You are currently viewing Cerita Sudhamala (Peninggalan Arkeologi di Lereng Barat Gunung Lawu)

Cerita Sudhamala (Peninggalan Arkeologi di Lereng Barat Gunung Lawu)

Nama Çuddhamala sebenarnya merupakan sebutan bagi salah satu tokoh Pandawa yang kelima, yang bernama Sahadewa. Menurut asal katanya “Çuddha-mala” berarti “bersih dari noda dosa”. Nama ini diberikan kepada Sahadewa karena dia telah berhasil membersihkan atau menghilangkan noda dosa dewi Durga dari kutuk dewa Çiwa (Batara Guru).
Kata “Çuddha-mala” dapat juga diartikan “pelepasan” (dalam pewayangan disebut “ruwat” ).
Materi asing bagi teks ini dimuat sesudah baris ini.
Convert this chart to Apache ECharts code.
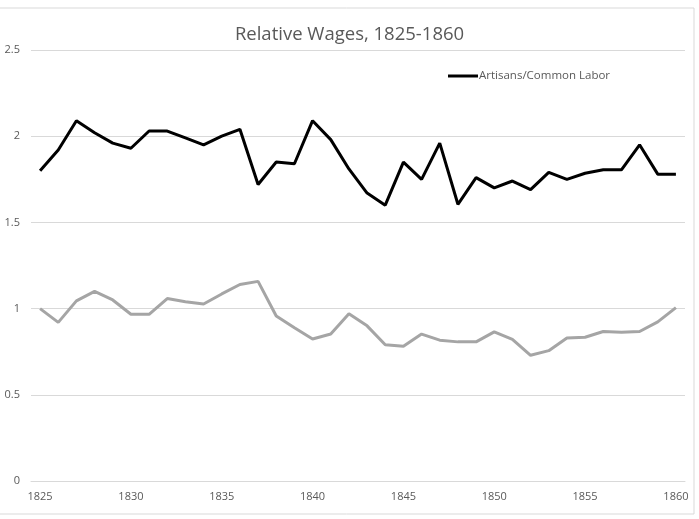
<!DOCTYPE html>
<html>
    <head>
        <meta charset='utf-8'>
        <script src='https://cdn.jsdelivr.net/npm/echarts@6/dist/echarts.min.js'></script>
    </head>
    <body>
        <style>
            html, body, #main {
                width: 100%;
                height: 100%;
                margin: 0;
                background: #fff;
            }
        </style>
        <div id="main"></div>
        <script>
            // years on the x axis
            var years = [];
            for (var y = 1825; y <= 1860; y++) years.push(String(y));

            // ratio artisans / common labor (black line)
            var artisans = [1.80, 1.92, 2.09, 2.02, 1.96, 1.93, 2.03, 2.03, 1.99, 1.95,
                            2.00, 2.04, 1.72, 1.85, 1.84, 2.09, 1.98, 1.81, 1.67, 1.60,
                            1.85, 1.75, 1.96, 1.605, 1.76, 1.70, 1.74, 1.69, 1.79, 1.75,
                            1.785, 1.805, 1.805, 1.95, 1.78, 1.78];

            // second, unlabelled series (grey line)
            var grey = [1.00, 0.92, 1.045, 1.10, 1.05, 0.967, 0.967, 1.058, 1.04, 1.027,
                        1.085, 1.14, 1.158, 0.957, 0.889, 0.824, 0.853, 0.97, 0.90, 0.79,
                        0.782, 0.852, 0.817, 0.807, 0.807, 0.865, 0.822, 0.729, 0.756, 0.83,
                        0.834, 0.867, 0.863, 0.867, 0.923, 1.006];

            var yTicks = [0, 0.5, 1, 1.5, 2, 2.5];

            var chart = echarts.init(document.getElementById('main'));
            var txt = '#595959';

            chart.setOption({
                backgroundColor: '#fff',
                animation: false,
                title: {
                    text: 'Relative Wages, 1825-1860',
                    left: 'center',
                    top: 20,
                    textStyle: {
                        fontFamily: 'Open Sans',
                        fontWeight: 'normal',
                        fontSize: 18.5,
                        color: txt
                    }
                },
                legend: {
                    data: [{ name: 'Artisans/Common Labor', icon: 'rect' }],
                    left: 443,
                    top: 65,
                    itemWidth: 30,
                    itemHeight: 3,
                    itemGap: 0,
                    textStyle: {
                        fontFamily: 'Open Sans',
                        fontSize: 11.5,
                        color: txt,
                        padding: [0, 0, 0, -4]
                    }
                },
                graphic: [{
                    type: 'rect',
                    shape: { x: -1, y: 8, width: 695, height: 506 },
                    style: { fill: 'none', stroke: '#d9d9d9', lineWidth: 1 },
                    silent: true
                }],
                grid: {
                    left: 31,
                    right: 14,
                    top: 50,
                    bottom: 38
                },
                xAxis: {
                    type: 'category',
                    data: years,
                    boundaryGap: true,
                    axisLine: { lineStyle: { color: '#d9d9d9' } },
                    axisTick: {
                        interval: 0,
                        length: 4,
                        lineStyle: { color: '#d9d9d9' }
                    },
                    axisLabel: {
                        interval: 4,
                        margin: 10,
                        fontFamily: 'Open Sans',
                        fontSize: 11,
                        color: txt
                    }
                },
                yAxis: {
                    type: 'value',
                    min: yTicks[0],
                    max: yTicks[yTicks.length - 1],
                    interval: 0.5,
                    axisLine: { show: false },
                    axisTick: { show: false },
                    axisLabel: {
                        margin: 11,
                        fontFamily: 'Open Sans',
                        fontSize: 11,
                        color: txt
                    },
                    splitLine: { lineStyle: { color: '#d9d9d9' } }
                },
                series: [{
                    name: 'Artisans/Common Labor',
                    type: 'line',
                    data: artisans,
                    symbol: 'none',
                    lineStyle: { color: '#000', width: 3 },
                    itemStyle: { color: '#000' }
                }, {
                    name: 'Other',
                    type: 'line',
                    data: grey,
                    symbol: 'none',
                    lineStyle: { color: '#a5a5a5', width: 3 },
                    itemStyle: { color: '#a5a5a5' }
                }]
            });
        </script>
    </body>
</html>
Dengan kata lain, nama Çuddhamala diberikan kepada Sahadewa setelah berhasil me “ruwat” dewi Durga. Dewi Durga adalah isteri dewa Çiwa (Batara Guru). Oleh karena itu “clor ing lakine” atau “berbuat serong terhadap suami”, kemudian dikutuk menjadi raksasi (raksasa perempuan) dan harus turun ke dunia. Dewi Durga ini dapat lepas dari kutukan suaminya bila telah diruwat oleh Sahadewa. Oleh karena itu, raksasi tersebut kemudian datang kepada Kunti untuk minta tolong kepada Sahadewa agar mau meruwatnya. Permintaan itu pada mulanya di tolak oleh Dewi Kunti, akan tetapi setelah Dewi Durga mengutus Kalika untuk merasuk (nyurupi = jawa) ke dalam jasad Kunti, akhirnya Kunti menerimanya. Kunti kemudian minta kepada Sahadewa, tetapi Sahadewa menolaknya. Sebagai akibatnya Sahadewa kemudian diikat pada sebatang pohon dan di takut-takuti akan di bunuh dengan pedang Durga. Akhirnya, atas pertolongan dewa, Sahadewa dapat meruwat Dewi Durga. Sejak saat itulah Sahadewa disebut Çuddhamala, yang berarti “orang yang telah berhasil meruwat” (membebaskan seseorang dari dosa).
Sebagai hadiah, Sahadewa kemudian dikawinkan dengan Dewi Padapa, putri Tambapetra, seorang petapa dari Prangalas. Sepulang dari Prangalas, di tengah jalan Sahadewa dengan Nakula bertemu dengan raksasa Kalantaka dan Kalanjaya.
Kalantaka dan Kalanjaya adalah dua bidadara yang di kutuk dewa Çiwa karena perbuatannya telah mengintip dewa saat mandi. Akibat kutukan itu, bidadara kemudian menjadi raksasa dan turun ke dunia. Dua raksasa itu akhirnya dapat diruwat oleh Nakula dan Sadewa, setelah mereka berdua dikalahkannya dalam peperangan. Setelah bertemu dengan Sadewa dan Nakula, kedua raksasa itu telah berhasil mengalahkan Bhima.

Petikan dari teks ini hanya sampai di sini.